Dozens of pilot whales die in Indonesia’s Madura Island

Rescue effort launched to save dozens of beached pilot whales but 46 died while only three were returned to sea.

Images on Friday showed whales dotted across a wide area with local residents wading in ankle-deep water, some trying to splash water on them or push them out to sea, while others took photos while mounting the stranded animals [Juni Kriswanto/AFP]

Forty-six whales stranded on a beach on the Indonesian island of Madura have died, while rescuers managed to push three back out to sea, the provincial governor said.

A rescue effort was launched as early as Thursday after dozens of pilot whales beached.

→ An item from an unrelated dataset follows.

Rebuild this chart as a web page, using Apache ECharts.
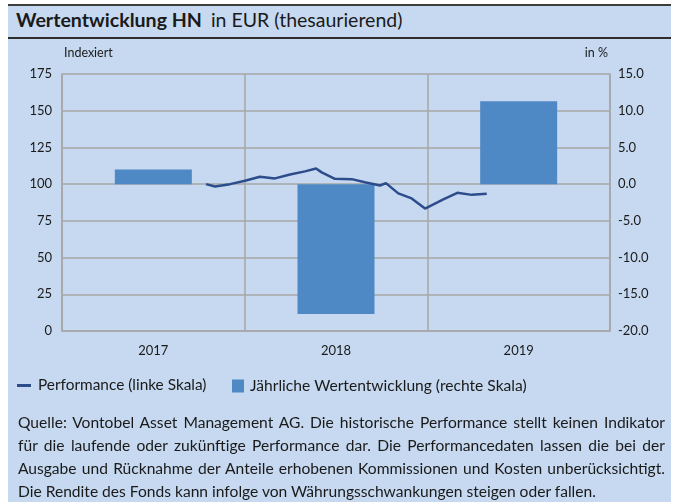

Volunteers pushed some back out to sea, while the remains of the dead whales were expected to be buried on Saturday.

“But some came back here, trying to find their mothers, though it turns out the mothers are dead,” East Java Governor Khofifah Indar Parawansa said.

Video footage on Friday showed whales dotted across a wide area with local residents wading in ankle-deep water, some trying to splash water on them or push them out to sea, while others took photos while mounting the stranded animals.

The governor told the Reuters news agency that authorities planned to bury the dead whales on Saturday once the tide had receded and said two excavators had been brought in.

It is not fully understood why whales, which travel together in pods, beach themselves but they are known to follow a leader, as well as gather around an injured or distressed whale.

Whale Stranding Indonesia, a non-governmental organisation, said that in 2020 more than 70 marine mammals were found stranded, including dugongs.

Last year, a 29-metre (95-foot) blue whale washed up in Kupang, attracting thousands of spectators.

In 2018, a 9.5-metre (31-foot) sperm whale also washed up in Indonesia’s Kapota island.

The cause of the death was unknown, but residents found 5.9-kg (13 pounds) of plastic in its stomach. According to reports, the plastic items found included flip flops and plastic bags.

According to the National Oceanic and Atmospheric Administration (NOAA) in the US, other threats whales face include being struck by sea vessels or getting entangled in fishing nets.